I had continued to raise my children and complete my Double Degree in a record 5 years and for the last couple of years’ complete full time work and was ready to soar. Whilst I didn’t have validation from any family in my life I had my Soul Tribe and Lecturers at University that fulfilled me and validated that I was headed on the right path and opened amazing opportunities for me that I value to this day. I had decided that my time in my parents’ hometown had come to an end and that I needed to focus on my career and job opportunities. Whilst I didn’t have support from my mother I could only hope that she would embrace the role of Grandmother with vengeance and provide me with support to help with this role, yes, I was delusional but another example of I how I kept wanting the family life and it was like a drug, I couldn’t give it up. The relationship had run its course and I was on a new path and whilst I wasn’t able to fully end the relationship or say the words at the time I was done and I was headed for a new life in the big city and Wagga had served its purpose and I needed to embrace my new path.
I had organised work in the place where I grew up in and it was a sweet homecoming and familiar sights and felt like home and I was very positive and optimistic. The Children had settled into school and things were going well and for the first time in my life I knew that I had found my calling, it was like feeling I was in a place that I was searching for my whole life and I was happy and content in my career and it was all that my children and I needed.
I moved from that job into a more long term position with a Government Hospital and Health Service and the future looked bright.

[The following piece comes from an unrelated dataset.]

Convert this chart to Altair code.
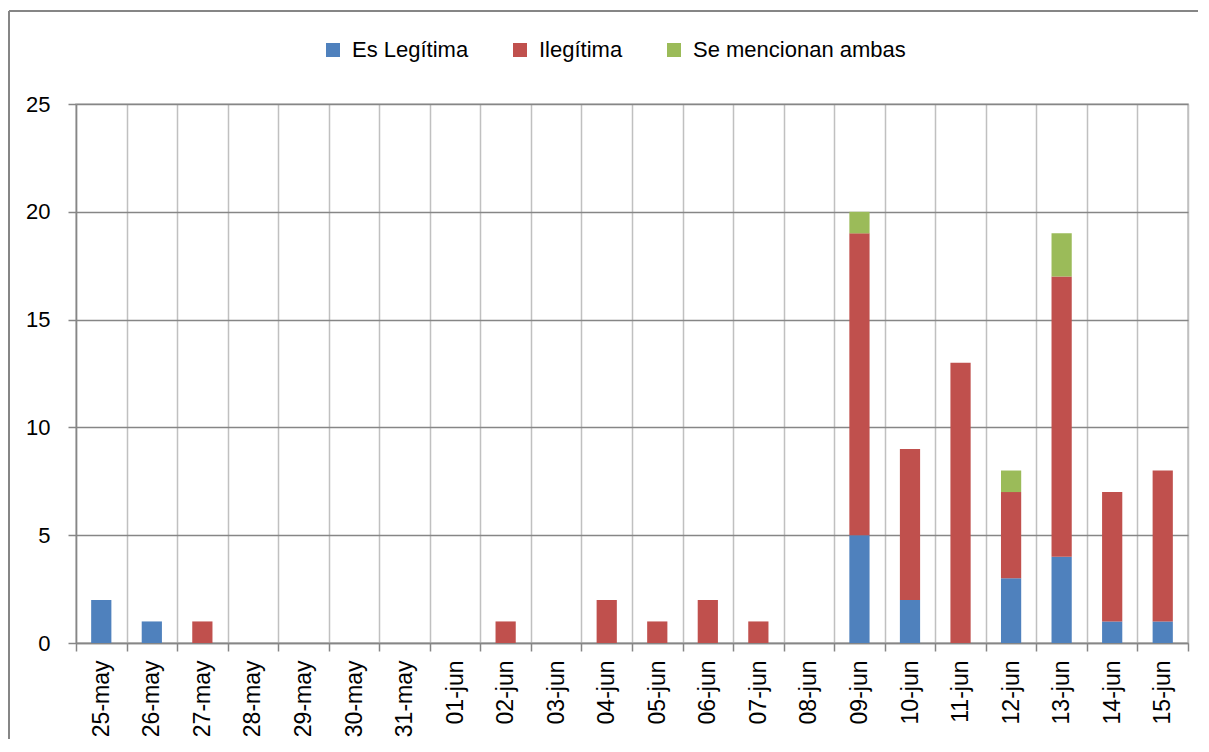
import altair as alt
import pandas as pd

dates = ["25-may", "26-may", "27-may", "28-may", "29-may", "30-may", "31-may",
         "01-jun", "02-jun", "03-jun", "04-jun", "05-jun", "06-jun", "07-jun",
         "08-jun", "09-jun", "10-jun", "11-jun", "12-jun", "13-jun", "14-jun", "15-jun"]
series = ["Es Legítima", "Ilegítima", "Se mencionan ambas"]
colors = ["#4F81BD", "#C0504D", "#9BBB59"]

legitima = [2, 1, 0, 0, 0, 0, 0, 0, 0, 0, 0, 0, 0, 0, 0, 5, 2, 0, 3, 4, 1, 1]
ilegitima = [0, 0, 1, 0, 0, 0, 0, 0, 1, 0, 2, 1, 2, 1, 0, 14, 7, 13, 4, 13, 6, 7]
ambas = [0, 0, 0, 0, 0, 0, 0, 0, 0, 0, 0, 0, 0, 0, 0, 1, 0, 0, 1, 2, 0, 0]
y_ticks = [0, 5, 10, 15, 20, 25]

rows = []
for i, d in enumerate(dates):
    for k, (s, vals) in enumerate(zip(series, [legitima, ilegitima, ambas])):
        rows.append({"fecha": d, "serie": s, "valor": vals[i], "orden": k})
df = pd.DataFrame(rows)

FONT = "Liberation Sans"
GRID_DARK = "#868686"
GRID_LIGHT = "#c0c0c0"

bars = alt.Chart(df).mark_bar(width=alt.RelativeBandSize(0.4)).encode(
    x=alt.X("fecha:N", sort=dates,
            scale=alt.Scale(paddingInner=0, paddingOuter=0),
            axis=alt.Axis(title=None, tickBand="extent", grid=True,
                          gridColor=GRID_LIGHT, gridWidth=1.5,
                          tickColor=GRID_DARK, tickSize=8, tickWidth=1.5,
                          domainColor=GRID_DARK, domainWidth=1.5,
                          labelAngle=270, labelFontSize=23, labelFont=FONT,
                          labelColor="black", labelPadding=9)),
    y=alt.Y("valor:Q", stack="zero",
            scale=alt.Scale(domain=[0, 25], nice=False),
            axis=alt.Axis(title=None, values=y_ticks, grid=True,
                          gridColor=GRID_DARK, gridWidth=1.5,
                          tickColor=GRID_DARK, tickSize=8, tickWidth=1.5,
                          domainColor=GRID_DARK, domainWidth=1.5,
                          labelFontSize=22, labelFont=FONT,
                          labelColor="black", labelPadding=18)),
    color=alt.Color("serie:N", sort=series,
                    scale=alt.Scale(domain=series, range=colors),
                    legend=alt.Legend(title=None, orient="none", legendX=246, legendY=-65,
                                      direction="horizontal", symbolType="square",
                                      symbolSize=196, symbolStrokeWidth=0,
                                      labelFontSize=22, labelFont=FONT, labelLimit=400,
                                      labelColor="black", columnPadding=40,
                                      labelOffset=8, padding=0)),
    order=alt.Order("orden:Q"),
)

frame_src = alt.Data(values=[{"k": 1}])
frame_top = alt.Chart(frame_src).mark_rule(stroke=GRID_DARK, strokeWidth=2).encode(
    x=alt.value(-67), x2=alt.value(1122), y=alt.value(-93)
)
frame_left = alt.Chart(frame_src).mark_rule(stroke=GRID_DARK, strokeWidth=2).encode(
    x=alt.value(-67), y=alt.value(-93), y2=alt.value(635)
)

chart = alt.layer(bars, frame_top, frame_left).properties(
    width=1112, height=539,
    autosize=alt.AutoSizeParams(type="none"),
    padding={"left": 68, "top": 96, "right": 10, "bottom": 96},
).configure_view(stroke=GRID_LIGHT, strokeWidth=1.5)

chart.save("out.html", embed_options={"renderer": "svg", "actions": False})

The children were settled in school and child care and the relationship with my mother didn’t improve but I had my career and it was a good distraction and provided me with the happiness and focus that I needed at the time but her criticism never wavered I just learnt to accept it.
In another attempt of being in a delusional state and self-sabotage I reconnected with the children’s father out of a sense of duty to the children and for my mother’s sake of appearances and maintain her good reputation in the community. He moved from to Brisbane and we began a life of somewhat what looked on the outside happy families but it was just a delusion and he was very unhappy with the move and out of his comfort zone and I suffered the consequences for his unhappiness.
Whilst my work career was thriving my relationship with my mother deteriorated significantly due to here ongoing comments and looks about my weight and also my parenting. Her constant judgement about my parenting was like twisting a knife in me at every turn and nothing I did was right and nothing my children did was right. They were too fussy with their food, they were too attached to me, I had them too much in a routine of staying at home which complicated her life and her social schedule but ultimately, she was so critical of my son because he did not warm to her and both children were terrified of her from a very early age. She just never had a maternal side and her only show of affection was of a material sense and she was furious that they were never grateful enough for everything that she gave them. I can see a lot of resemblances in the relationship that I had with my grandmother and the pattern continues from learnt behaviour of what she saw as her role.